▶ Goal:
Up to and including the line with "import plotly.graph_objects as go", write out the listing from its first line, minus the pictures.
§ §
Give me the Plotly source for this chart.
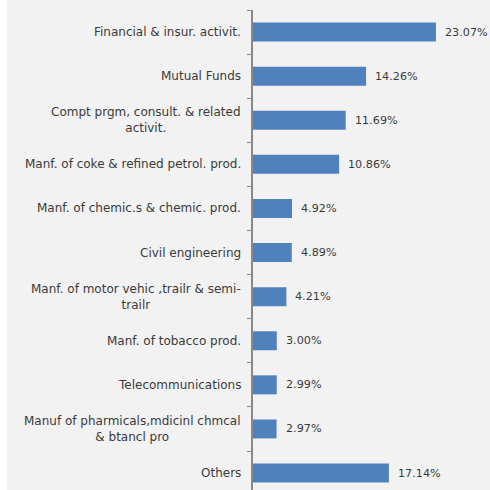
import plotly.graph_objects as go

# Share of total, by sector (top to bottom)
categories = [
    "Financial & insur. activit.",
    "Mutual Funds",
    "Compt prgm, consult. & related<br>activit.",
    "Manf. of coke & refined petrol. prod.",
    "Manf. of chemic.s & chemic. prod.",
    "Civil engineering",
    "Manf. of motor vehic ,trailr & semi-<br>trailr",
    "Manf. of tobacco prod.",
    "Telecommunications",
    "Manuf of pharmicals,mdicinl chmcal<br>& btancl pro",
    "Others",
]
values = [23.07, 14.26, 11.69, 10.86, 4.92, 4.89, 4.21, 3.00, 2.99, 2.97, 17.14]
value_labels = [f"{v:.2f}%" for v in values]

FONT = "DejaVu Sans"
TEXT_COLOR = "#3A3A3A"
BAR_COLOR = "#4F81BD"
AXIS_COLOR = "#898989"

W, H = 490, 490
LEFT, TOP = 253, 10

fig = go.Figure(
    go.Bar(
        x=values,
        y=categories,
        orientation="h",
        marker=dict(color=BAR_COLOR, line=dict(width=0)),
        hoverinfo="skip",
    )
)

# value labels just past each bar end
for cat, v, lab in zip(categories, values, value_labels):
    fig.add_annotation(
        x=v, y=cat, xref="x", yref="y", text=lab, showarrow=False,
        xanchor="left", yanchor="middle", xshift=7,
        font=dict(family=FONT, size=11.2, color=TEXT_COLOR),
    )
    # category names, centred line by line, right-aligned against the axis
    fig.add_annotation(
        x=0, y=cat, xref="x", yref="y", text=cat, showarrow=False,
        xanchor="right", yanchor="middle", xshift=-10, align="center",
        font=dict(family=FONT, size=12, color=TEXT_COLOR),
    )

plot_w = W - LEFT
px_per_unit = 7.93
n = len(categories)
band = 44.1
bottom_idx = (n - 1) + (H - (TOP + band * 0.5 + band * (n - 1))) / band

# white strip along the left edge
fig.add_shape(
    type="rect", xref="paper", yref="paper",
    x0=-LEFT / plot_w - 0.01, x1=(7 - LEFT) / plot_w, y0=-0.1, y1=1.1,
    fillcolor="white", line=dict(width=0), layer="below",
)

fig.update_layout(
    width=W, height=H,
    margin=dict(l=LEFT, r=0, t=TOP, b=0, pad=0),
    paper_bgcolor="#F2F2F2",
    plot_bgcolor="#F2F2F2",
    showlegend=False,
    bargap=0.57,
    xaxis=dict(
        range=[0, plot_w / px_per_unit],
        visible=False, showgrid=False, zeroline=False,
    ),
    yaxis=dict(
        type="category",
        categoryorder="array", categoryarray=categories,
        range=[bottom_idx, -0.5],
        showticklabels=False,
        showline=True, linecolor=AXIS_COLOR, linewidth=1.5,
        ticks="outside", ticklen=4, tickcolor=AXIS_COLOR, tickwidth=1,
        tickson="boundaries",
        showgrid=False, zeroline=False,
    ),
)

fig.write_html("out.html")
§ §
▶ Solution for this exercise:
Give me the Plotly source for this chart.
import plotly.graph_objects as go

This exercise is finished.